▶ Task description
Pictures within the data are to be left out; everything else must be reproduced exactly.

##############################

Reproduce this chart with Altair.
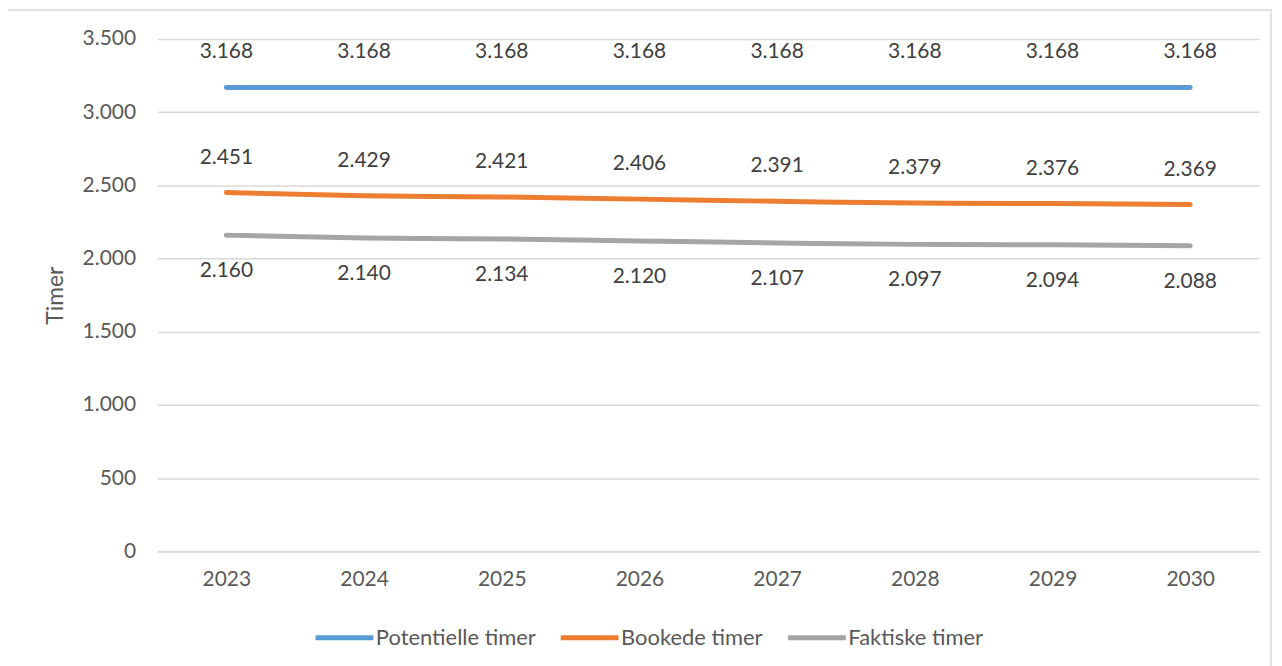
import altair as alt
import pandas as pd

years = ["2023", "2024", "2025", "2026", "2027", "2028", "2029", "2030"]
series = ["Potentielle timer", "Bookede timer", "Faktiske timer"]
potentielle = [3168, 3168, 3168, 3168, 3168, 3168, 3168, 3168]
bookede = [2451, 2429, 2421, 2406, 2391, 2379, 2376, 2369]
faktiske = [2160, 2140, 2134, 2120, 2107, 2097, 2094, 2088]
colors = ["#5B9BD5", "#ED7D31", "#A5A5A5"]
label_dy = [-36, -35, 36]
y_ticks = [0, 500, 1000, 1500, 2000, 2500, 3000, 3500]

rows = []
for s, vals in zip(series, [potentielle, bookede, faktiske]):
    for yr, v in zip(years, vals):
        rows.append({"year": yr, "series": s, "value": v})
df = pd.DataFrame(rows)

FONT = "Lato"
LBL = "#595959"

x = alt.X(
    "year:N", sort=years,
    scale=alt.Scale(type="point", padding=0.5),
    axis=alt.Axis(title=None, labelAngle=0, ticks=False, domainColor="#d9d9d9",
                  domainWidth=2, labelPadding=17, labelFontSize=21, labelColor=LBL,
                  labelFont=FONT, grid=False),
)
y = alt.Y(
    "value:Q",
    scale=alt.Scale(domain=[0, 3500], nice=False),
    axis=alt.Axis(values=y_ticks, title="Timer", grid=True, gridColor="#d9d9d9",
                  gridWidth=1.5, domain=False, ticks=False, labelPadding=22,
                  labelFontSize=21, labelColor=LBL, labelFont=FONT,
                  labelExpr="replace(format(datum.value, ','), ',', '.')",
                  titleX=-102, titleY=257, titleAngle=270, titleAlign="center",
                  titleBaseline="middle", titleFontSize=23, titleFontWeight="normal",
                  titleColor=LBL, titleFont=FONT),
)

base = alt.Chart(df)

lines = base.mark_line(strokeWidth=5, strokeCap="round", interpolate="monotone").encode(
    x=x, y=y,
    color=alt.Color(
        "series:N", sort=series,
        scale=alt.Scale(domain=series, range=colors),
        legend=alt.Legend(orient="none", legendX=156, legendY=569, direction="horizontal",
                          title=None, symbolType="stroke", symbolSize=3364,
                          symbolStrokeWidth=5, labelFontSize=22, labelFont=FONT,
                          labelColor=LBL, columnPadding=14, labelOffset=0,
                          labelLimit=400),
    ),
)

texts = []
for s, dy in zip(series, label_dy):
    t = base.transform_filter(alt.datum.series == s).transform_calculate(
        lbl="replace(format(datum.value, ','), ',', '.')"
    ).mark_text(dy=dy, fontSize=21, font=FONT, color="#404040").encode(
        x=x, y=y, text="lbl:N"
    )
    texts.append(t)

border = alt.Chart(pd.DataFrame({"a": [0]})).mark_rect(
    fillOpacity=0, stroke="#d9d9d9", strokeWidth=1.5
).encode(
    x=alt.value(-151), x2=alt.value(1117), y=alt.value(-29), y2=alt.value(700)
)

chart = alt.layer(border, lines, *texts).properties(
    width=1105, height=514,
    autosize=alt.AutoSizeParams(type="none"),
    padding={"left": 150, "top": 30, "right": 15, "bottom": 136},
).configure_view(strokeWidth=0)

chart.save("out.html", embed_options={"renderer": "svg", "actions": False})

##############################

▶ Correct answer
Reproduce this chart with Altair.
import altair as alt
import pandas as pd

years = ["2023", "2024", "2025", "2026", "2027", "2028", "2029", "2030"]
series = ["Potentielle timer", "Bookede timer", "Faktiske timer"]
potentielle = [3168, 3168, 3168, 3168, 3168, 3168, 3168, 3168]
bookede = [2451, 2429, 2421, 2406, 2391, 2379, 2376, 2369]
faktiske = [2160, 2140, 2134, 2120, 2107, 2097, 2094, 2088]
colors = ["#5B9BD5", "#ED7D31", "#A5A5A5"]
label_dy = [-36, -35, 36]
y_ticks = [0, 500, 1000, 1500, 2000, 2500, 3000, 3500]

rows = []
for s, vals in zip(series, [potentielle, bookede, faktiske]):
    for yr, v in zip(years, vals):
        rows.append({"year": yr, "series": s, "value": v})
df = pd.DataFrame(rows)

FONT = "Lato"
LBL = "#595959"

x = alt.X(
    "year:N", sort=years,
    scale=alt.Scale(type="point", padding=0.5),
    axis=alt.Axis(title=None, labelAngle=0, ticks=False, domainColor="#d9d9d9",
                  domainWidth=2, labelPadding=17, labelFontSize=21, labelColor=LBL,
                  labelFont=FONT, grid=False),
)
y = alt.Y(
    "value:Q",
    scale=alt.Scale(domain=[0, 3500], nice=False),
    axis=alt.Axis(values=y_ticks, title="Timer", grid=True, gridColor="#d9d9d9",
                  gridWidth=1.5, domain=False, ticks=False, labelPadding=22,
                  labelFontSize=21, labelColor=LBL, labelFont=FONT,
                  labelExpr="replace(format(datum.value, ','), ',', '.')",
                  titleX=-102, titleY=257, titleAngle=270, titleAlign="center",
                  titleBaseline="middle", titleFontSize=23, titleFontWeight="normal",
                  titleColor=LBL, titleFont=FONT),
)

base = alt.Chart(df)

lines = base.mark_line(strokeWidth=5, strokeCap="round", interpolate="monotone").encode(
    x=x, y=y,
    color=alt.Color(
        "series:N", sort=series,
        scale=alt.Scale(domain=series, range=colors),
        legend=alt.Legend(orient="none", legendX=156, legendY=569, direction="horizontal",
                          title=None, symbolType="stroke", symbolSize=3364,
                          symbolStrokeWidth=5, labelFontSize=22, labelFont=FONT,
                          labelColor=LBL, columnPadding=14, labelOffset=0,
                          labelLimit=400),
    ),
)

texts = []
for s, dy in zip(series, label_dy):
    t = base.transform_filter(alt.datum.series == s).transform_calculate(
        lbl="replace(format(datum.value, ','), ',', '.')"
    ).mark_text(dy=dy, fontSize=21, font=FONT, color="#404040").encode(
        x=x, y=y, text="lbl:N"
    )
    texts.append(t)

border = alt.Chart(pd.DataFrame({"a": [0]})).mark_rect(
    fillOpacity=0, stroke="#d9d9d9", strokeWidth=1.5
).encode(
    x=alt.value(-151), x2=alt.value(1117), y=alt.value(-29), y2=alt.value(700)
)

chart = alt.layer(border, lines, *texts).properties(
    width=1105, height=514,
    autosize=alt.AutoSizeParams(type="none"),
    padding={"left": 150, "top": 30, "right": 15, "bottom": 136},
).configure_view(strokeWidth=0)

chart.save("out.html", embed_options={"renderer": "svg", "actions": False})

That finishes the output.